Equilibrium and kinetic studies of Se(VI) removal by Mg-Al layered double hydroxide doped with Fe2+

MgAl layered double hydroxide (Mg-Al LDH) doped with Fe2+ was found to be superior to undoped Mg-Al LDH in the removal of Se(VI) from aqueous solutions. For both systems, Se(VI) as SeO42- was removed through anion exchange with intercalated Cl-. In the Fe2+-doped Mg-Al LDH, however, some of the Se(VI) was reduced to Se(IV) upon oxidation of Fe2+ to Fe3+ in the LDH host layer to produce SeO32-, which was also adsorbed by the Fe2+-doped Mg-Al LDH through anion exchange. The reduction of Se(VI) to Se(IV) is advantageous for Se(VI) removal by Fe2+-doped Mg-Al LDH due to the larger charge density of SeO32-. The Fe2+-doped Mg-Al LDH effectively removed Se(VI) from an aqueous solution because of the anion exchange properties of Mg-Al LDH and activity of Fe2+ as a reducing agent. Se(VI) removal occurs through Langmuir-type adsorption, where the maximum adsorption and equilibrium adsorption constant were 1.4 mmol g(-1) and 1.6, respectively. Se(VI) removal is well expressed as a pseudo second-order reaction.
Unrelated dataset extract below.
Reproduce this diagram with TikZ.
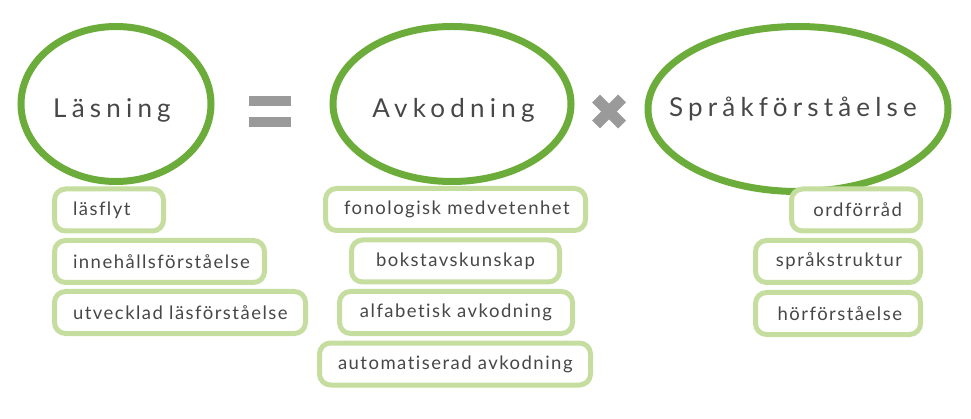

The apparent rate constants at 10, 30, and 60 degrees C were 1.2 x 10(-3), 1.5 x 10(-3), and 2.2 x 10(-3) g mmol(-1) min(-1), respectively, and the apparent activation energy was 10.0 kJ mol(-1). The rate-determining step is chemical adsorption through anion exchange of SeO4 (2-) and SeO3 (2-) with intercalated Cl-.